- Die frühere Fraktionsvorsitzende der Linksfraktion im Bundestag warnt im Interview mit Uwe Westdörp vor Überheblichkeit und vorschnellen Urteilen in der politischen Debatte.
Frau Wagenknecht, Ihr Buch „Die Selbstgerechten“ ist zum Bestseller geworden. Haben Sie das Gefühl, eine fruchtbare Debatte auszulösen? Oder überwiegt die Konfrontation?
Mir schreiben viele Menschen, dass ich Ihnen aus der Seele spreche. Sie wünschen sich eine Politik, die endlich wieder für mehr Zusammenhalt sorgt, auch für mehr soziale Sicherheit. Sie wollen nicht in einer entfesselten Marktgesellschaft leben, in der selbst Krankenhäuser Profit machen müssen, sondern wünschen sich wieder mehr Gemeinsinn und Wir-Gefühl. Das aber wird nicht nur von rechts konterkariert, sondern auch durch eine linksliberale Identitätspolitik, die das Trennende in den Vordergrund stellt und nur wertschätzt, was von der Mehrheit abweicht.
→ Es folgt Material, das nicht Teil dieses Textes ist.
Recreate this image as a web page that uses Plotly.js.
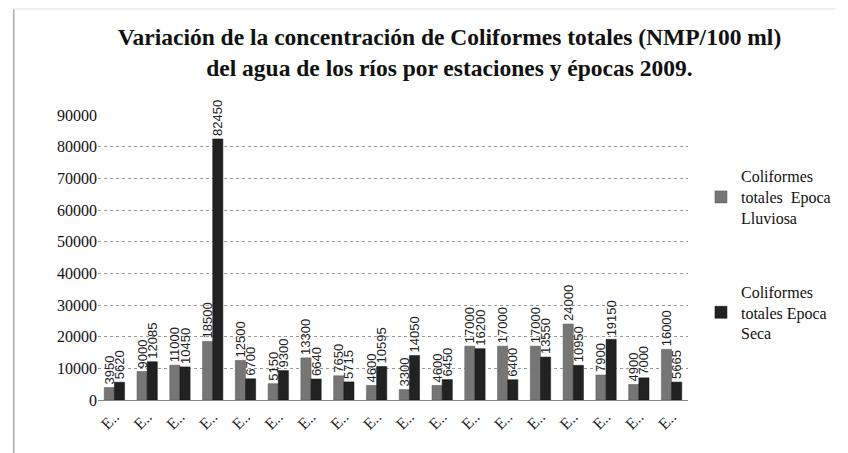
<!DOCTYPE html>
<html>
<head>
<meta charset="utf-8">
<script src="https://cdn.plot.ly/plotly-3.0.1.min.js"></script>
<style>html,body{margin:0;padding:0;background:#fff;}#chart{width:848px;height:453px;}</style>
</head>
<body>
<div id="chart"></div>
<script>
const categories = ["E1","E2","E3","E4","E5","E6","E7","E8","E9","E10","E11","E12","E13","E14","E15","E16","E17","E18"];
const tickLabels = ["E..","E..","E..","E..","E..","E..","E..","E..","E..","E..","E..","E..","E..","E..","E..","E..","E..","E.."];
const lluviosa = [3950, 9000, 11000, 18500, 12500, 5150, 13300, 7650, 4600, 3300, 4600, 17000, 17000, 17000, 24000, 7900, 4900, 16000];
const seca = [5620, 12085, 10450, 82450, 6700, 9300, 6640, 5715, 10595, 14050, 6450, 16200, 6400, 13550, 10950, 19150, 7000, 5665];
const seriesNames = ["Coliformes<br>totales  Epoca<br>Lluviosa", "Coliformes<br>totales Epoca<br>Seca"];

const serif = "Liberation Serif";
const labelFont = {family: "Liberation Sans Narrow, Arial Narrow, Liberation Sans, sans-serif", size: 13, color: "#222"};
const common = {
  type: "bar", x: categories, textposition: "outside", textangle: -90,
  cliponaxis: false, constraintext: "none", outsidetextfont: labelFont
};
const traces = [
  Object.assign({}, common, {name: seriesNames[0], y: lluviosa, text: lluviosa.map(String),
    marker: {color: "#767676", line: {color: "#555", width: 0.5}}, legendgroup: "a"}),
  Object.assign({}, common, {name: seriesNames[1], y: seca, text: seca.map(String),
    marker: {color: "#222222", line: {color: "#111", width: 0.5}}, legendgroup: "b"})
];

const layout = {
  width: 848, height: 453,
  margin: {l: 98, r: 148, t: 115, b: 53},
  paper_bgcolor: "#ffffff", plot_bgcolor: "#ffffff",
  font: {family: serif, color: "#111"},
  title: {
    text: "<b>Variación de la concentración de Coliformes totales (NMP/100 ml)<br>del agua de los ríos por estaciones y épocas 2009.</b>",
    font: {family: serif, size: 23.5, color: "#111"},
    x: 0.53, xref: "container", xanchor: "center", y: 0.9, yref: "container", yanchor: "top"
  },
  barmode: "group", bargap: 0.38, bargroupgap: 0,
  xaxis: {
    tickmode: "array", tickvals: categories, ticktext: tickLabels, tickangle: -45,
    tickfont: {family: serif, size: 16, color: "#222"},
    showline: true, linecolor: "#888", linewidth: 1, ticks: "", showgrid: false
  },
  yaxis: {
    range: [0, 90000], dtick: 10000, tickformat: "d",
    tickfont: {family: serif, size: 16, color: "#111"},
    showgrid: true, gridcolor: "#999", griddash: "dot", gridwidth: 1,
    showline: false, ticks: "", zeroline: false
  },
  showlegend: true,
  legend: {
    x: 1.022, xanchor: "left", y: 0.845, yanchor: "top",
    font: {family: serif, size: 16, color: "#111"},
    traceorder: "grouped", tracegroupgap: 50, itemwidth: 30, bgcolor: "rgba(0,0,0,0)"
  },
  shapes: [
    {type: "line", xref: "paper", yref: "paper", x0: -0.1429, x1: -0.1429, y0: -0.19, y1: 1.372,
     line: {color: "#aaa", width: 1.5}, layer: "below"},
    {type: "line", xref: "paper", yref: "paper", x0: -0.1429, x1: 1.25, y0: 1.372, y1: 1.372,
     line: {color: "#e2e2e2", width: 1}, layer: "below"}
  ]
};

Plotly.newPlot("chart", traces, layout, {displayModeBar: false, staticPlot: true});
</script>
</body>
</html>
Sie reiben sich schon seit Jahren an jenen, die Sie die „Lifestyle-Linken“ nennen. Was genau sind die schlechten Eigenschaften dieser Leute?
Es geht um die Arroganz und Überheblichkeit, mit der relativ gut situierte, meist akademisch gebildete Leute ihre Werte und ihren Lebensstil zum Muster progressiven Lebens verklären und anderen, oft deutlich weniger privilegierten Menschen vorzuschreiben suchen, wie sie zu leben, zu reden und zu denken haben. Hinzu kommt eine große Intoleranz gegenüber Andersdenkenden, die dieses Milieu kennzeichnet. Weil solche Debatten unter dem Label „links“ geführt werden, diskreditieren sie linke Politik.
Sie standen bereits im Kreuzfeuer der parteiinternen Kritik, als Sie abweichende Positionen zur Migration vertreten haben. Ist das jetzt immer noch so?
Die Debatte hat sich etwas versachlicht, auch innerhalb meiner eigenen Partei. Aber es gibt immer noch Leute, die jeden, der für eine Begrenzung der Zuwanderung eintritt, als Rassisten ächten. Auch bei anderen Themen, etwa in der Corona-Politik, haben wir ein aufgeheiztes Klima in der öffentlichen Debatte. Da wird nicht abgewogen: Ist ein Argument richtig. Stattdessen zählt schon der Umstand, dass man für ein Argument vielleicht Beifall von der falschen Seite bekommt, als Widerlegung – nach dem Motto: Das darf man nicht sagen, da könnte ja die AfD zustimmen...
Wie sollte man mit den Anhängern der „Querdenker“-Bewegung umgehen?
Ich finde es überheblich, jeden, der mit der Corona-Politik der Bundesregierung nicht einverstanden ist, als „Covidioten“ abzuqualifizieren, wie SPD-Chefin Saskia Esken das getan hat. Es kommt Politikern nicht zu, Menschen, die eine andere Meinung haben, zu beschimpfen.